Our goal is always to bring energy, excitement and meaning through our music to our audiences. Unlike modern orchestras, there is no conductor per se. Instead I, as the lead violinist, direct the group while playing, conveying the musical spirit and rhythm through small gestures. This enlivens the entire group and enables the players to directly communicate with each other and with our audiences. This, I think, sets us apart from many traditional Classical groups and even some early music groups that often have conductors and/or a more conventional approach to performance.

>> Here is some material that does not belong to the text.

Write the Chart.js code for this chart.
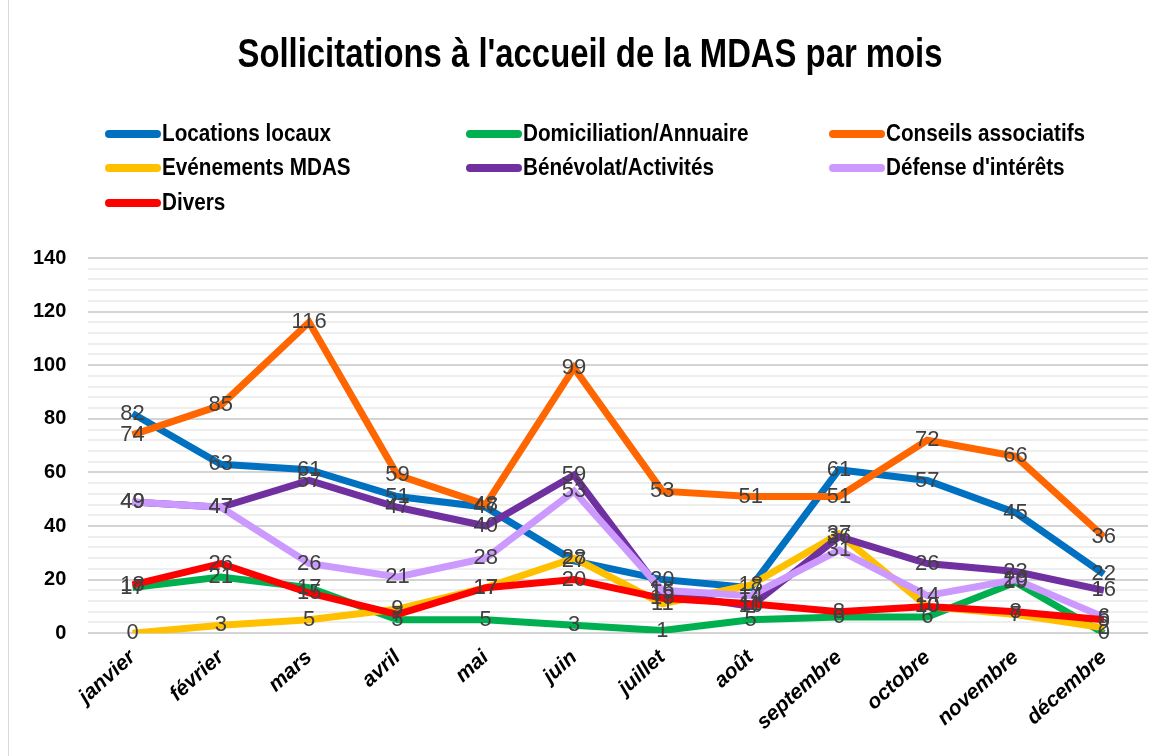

We are delighted to be in our second year of residency at the Cathedral of St. Philip in Buckhead. They have welcomed us with open arms, offering us their incredibly resonant sanctuary in which to rehearse and perform plus many chances to collaborate with their superb choirs led by Music Director Dale Adelmann.
I am most proud of my players, all hand-picked from the Atlanta area and beyond, who consistently give their all to our musical journeys together.
How do you think the industry will change over the next decade?
The early music scene has been growing and changing over the last 30+ years. The overall standard of playing has climbed consistently higher, and its popularity has also increased. Now groups are branching out, collaborating with other arts groups and figuring out other creative ways to present their music. My dream for the ABO is to follow this trend—to collaborate with theater and dance ensembles and to play in alternative spaces like art galleries. We have already done a bit of this, playing in the Museum of Contemporary Art and at the High Museum as part of the Girl with the Pearl Earring exhibit; but I would like to do more.